## What the task requires
Images should be left out, and everything else in the listing reproduced exactly.

## Rows
•••••

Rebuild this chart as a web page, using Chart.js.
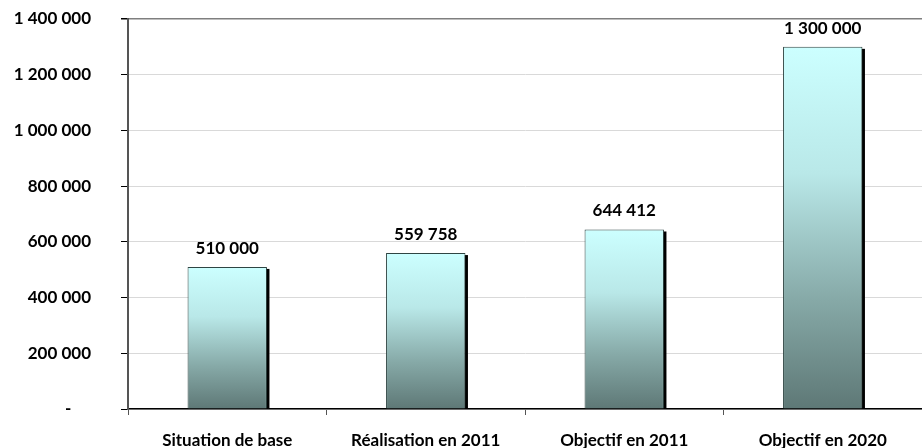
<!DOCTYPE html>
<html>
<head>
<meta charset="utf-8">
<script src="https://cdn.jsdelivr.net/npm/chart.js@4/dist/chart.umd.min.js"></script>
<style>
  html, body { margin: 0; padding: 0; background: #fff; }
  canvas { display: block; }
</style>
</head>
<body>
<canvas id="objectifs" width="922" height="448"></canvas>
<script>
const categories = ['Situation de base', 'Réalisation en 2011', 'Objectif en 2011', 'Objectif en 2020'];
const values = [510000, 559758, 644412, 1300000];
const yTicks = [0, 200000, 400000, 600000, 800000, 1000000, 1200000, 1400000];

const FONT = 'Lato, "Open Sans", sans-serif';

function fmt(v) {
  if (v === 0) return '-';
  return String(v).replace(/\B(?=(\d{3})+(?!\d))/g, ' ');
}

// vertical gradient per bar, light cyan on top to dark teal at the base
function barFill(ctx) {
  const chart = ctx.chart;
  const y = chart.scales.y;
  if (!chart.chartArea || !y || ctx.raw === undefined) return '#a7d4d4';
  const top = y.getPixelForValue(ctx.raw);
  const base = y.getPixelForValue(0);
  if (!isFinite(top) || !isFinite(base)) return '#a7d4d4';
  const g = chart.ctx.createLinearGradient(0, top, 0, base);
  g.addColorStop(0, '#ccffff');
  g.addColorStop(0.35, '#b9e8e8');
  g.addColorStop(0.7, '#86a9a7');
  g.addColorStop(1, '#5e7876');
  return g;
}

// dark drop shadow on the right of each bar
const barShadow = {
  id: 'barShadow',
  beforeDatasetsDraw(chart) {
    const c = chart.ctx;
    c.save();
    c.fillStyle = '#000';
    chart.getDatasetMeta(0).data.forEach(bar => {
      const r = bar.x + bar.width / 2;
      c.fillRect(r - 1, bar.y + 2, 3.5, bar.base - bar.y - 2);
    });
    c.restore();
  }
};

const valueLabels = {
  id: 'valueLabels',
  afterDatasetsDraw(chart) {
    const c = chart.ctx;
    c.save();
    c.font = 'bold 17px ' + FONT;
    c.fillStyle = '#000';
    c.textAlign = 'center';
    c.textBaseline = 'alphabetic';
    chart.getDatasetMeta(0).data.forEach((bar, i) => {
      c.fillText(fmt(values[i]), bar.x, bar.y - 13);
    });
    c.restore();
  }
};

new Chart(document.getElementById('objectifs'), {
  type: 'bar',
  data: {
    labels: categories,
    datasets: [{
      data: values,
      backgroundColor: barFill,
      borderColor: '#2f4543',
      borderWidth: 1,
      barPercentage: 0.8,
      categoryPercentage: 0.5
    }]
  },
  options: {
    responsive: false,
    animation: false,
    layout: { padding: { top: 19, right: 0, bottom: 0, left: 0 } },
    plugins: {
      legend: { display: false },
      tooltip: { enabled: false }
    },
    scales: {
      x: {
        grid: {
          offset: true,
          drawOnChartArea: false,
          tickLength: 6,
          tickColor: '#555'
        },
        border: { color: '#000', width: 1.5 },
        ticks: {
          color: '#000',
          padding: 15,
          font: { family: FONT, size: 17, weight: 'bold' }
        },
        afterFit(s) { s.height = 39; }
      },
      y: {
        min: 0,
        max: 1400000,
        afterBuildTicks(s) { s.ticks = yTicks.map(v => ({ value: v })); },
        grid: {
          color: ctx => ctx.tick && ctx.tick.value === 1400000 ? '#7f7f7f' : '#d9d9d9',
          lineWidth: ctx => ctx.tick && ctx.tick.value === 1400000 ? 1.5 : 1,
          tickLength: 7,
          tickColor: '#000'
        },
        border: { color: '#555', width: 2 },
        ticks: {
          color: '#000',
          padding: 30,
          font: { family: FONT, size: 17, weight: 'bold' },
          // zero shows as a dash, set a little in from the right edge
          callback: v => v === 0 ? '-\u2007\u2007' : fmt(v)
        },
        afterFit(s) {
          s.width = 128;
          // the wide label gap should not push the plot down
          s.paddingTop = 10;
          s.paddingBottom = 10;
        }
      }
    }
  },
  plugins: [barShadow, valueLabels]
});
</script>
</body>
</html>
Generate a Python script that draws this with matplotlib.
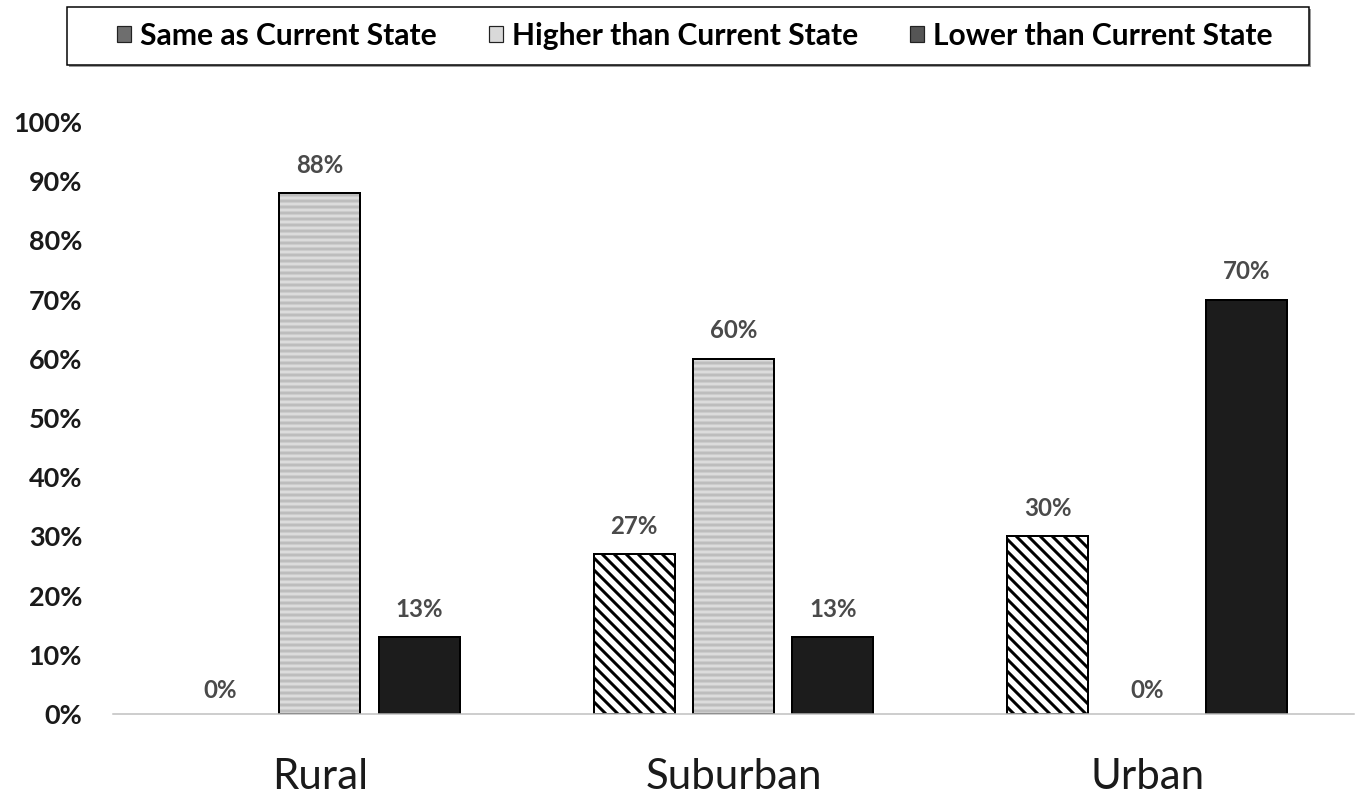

•••••

## Written response
Rebuild this chart as a web page, using Chart.js.
<!DOCTYPE html>
<html>
<head>
<meta charset="utf-8">
<script src="https://cdn.jsdelivr.net/npm/chart.js@4/dist/chart.umd.min.js"></script>
<style>
  html, body { margin: 0; padding: 0; background: #fff; }
  canvas { display: block; }
</style>
</head>
<body>
<canvas id="objectifs" width="922" height="448"></canvas>
<script>
const categories = ['Situation de base', 'Réalisation en 2011', 'Objectif en 2011', 'Objectif en 2020'];
const values = [510000, 559758, 644412, 1300000];
const yTicks = [0, 200000, 400000, 600000, 800000, 1000000, 1200000, 1400000];

const FONT = 'Lato, "Open Sans", sans-serif';

function fmt(v) {
  if (v === 0) return '-';
  return String(v).replace(/\B(?=(\d{3})+(?!\d))/g, ' ');
}

// vertical gradient per bar, light cyan on top to dark teal at the base
function barFill(ctx) {
  const chart = ctx.chart;
  const y = chart.scales.y;
  if (!chart.chartArea || !y || ctx.raw === undefined) return '#a7d4d4';
  const top = y.getPixelForValue(ctx.raw);
  const base = y.getPixelForValue(0);
  if (!isFinite(top) || !isFinite(base)) return '#a7d4d4';
  const g = chart.ctx.createLinearGradient(0, top, 0, base);
  g.addColorStop(0, '#ccffff');
  g.addColorStop(0.35, '#b9e8e8');
  g.addColorStop(0.7, '#86a9a7');
  g.addColorStop(1, '#5e7876');
  return g;
}

// dark drop shadow on the right of each bar
const barShadow = {
  id: 'barShadow',
  beforeDatasetsDraw(chart) {
    const c = chart.ctx;
    c.save();
    c.fillStyle = '#000';
    chart.getDatasetMeta(0).data.forEach(bar => {
      const r = bar.x + bar.width / 2;
      c.fillRect(r - 1, bar.y + 2, 3.5, bar.base - bar.y - 2);
    });
    c.restore();
  }
};

const valueLabels = {
  id: 'valueLabels',
  afterDatasetsDraw(chart) {
    const c = chart.ctx;
    c.save();
    c.font = 'bold 17px ' + FONT;
    c.fillStyle = '#000';
    c.textAlign = 'center';
    c.textBaseline = 'alphabetic';
    chart.getDatasetMeta(0).data.forEach((bar, i) => {
      c.fillText(fmt(values[i]), bar.x, bar.y - 13);
    });
    c.restore();
  }
};

new Chart(document.getElementById('objectifs'), {
  type: 'bar',
  data: {
    labels: categories,
    datasets: [{
      data: values,
      backgroundColor: barFill,
      borderColor: '#2f4543',
      borderWidth: 1,
      barPercentage: 0.8,
      categoryPercentage: 0.5
    }]
  },
  options: {
    responsive: false,
    animation: false,
    layout: { padding: { top: 19, right: 0, bottom: 0, left: 0 } },
    plugins: {
      legend: { display: false },
      tooltip: { enabled: false }
    },
    scales: {
      x: {
        grid: {
          offset: true,
          drawOnChartArea: false,
          tickLength: 6,
          tickColor: '#555'
        },
        border: { color: '#000', width: 1.5 },
        ticks: {
          color: '#000',
          padding: 15,
          font: { family: FONT, size: 17, weight: 'bold' }
        },
        afterFit(s) { s.height = 39; }
      },
      y: {
        min: 0,
        max: 1400000,
        afterBuildTicks(s) { s.ticks = yTicks.map(v => ({ value: v })); },
        grid: {
          color: ctx => ctx.tick && ctx.tick.value === 1400000 ? '#7f7f7f' : '#d9d9d9',
          lineWidth: ctx => ctx.tick && ctx.tick.value === 1400000 ? 1.5 : 1,
          tickLength: 7,
          tickColor: '#000'
        },
        border: { color: '#555', width: 2 },
        ticks: {
          color: '#000',
          padding: 30,
          font: { family: FONT, size: 17, weight: 'bold' },
          // zero shows as a dash, set a little in from the right edge
          callback: v => v === 0 ? '-\u2007\u2007' : fmt(v)
        },
        afterFit(s) {
          s.width = 128;
          // the wide label gap should not push the plot down
          s.paddingTop = 10;
          s.paddingBottom = 10;
        }
      }
    }
  },
  plugins: [barShadow, valueLabels]
});
</script>
</body>
</html>
Generate a Python script that draws this with matplotlib.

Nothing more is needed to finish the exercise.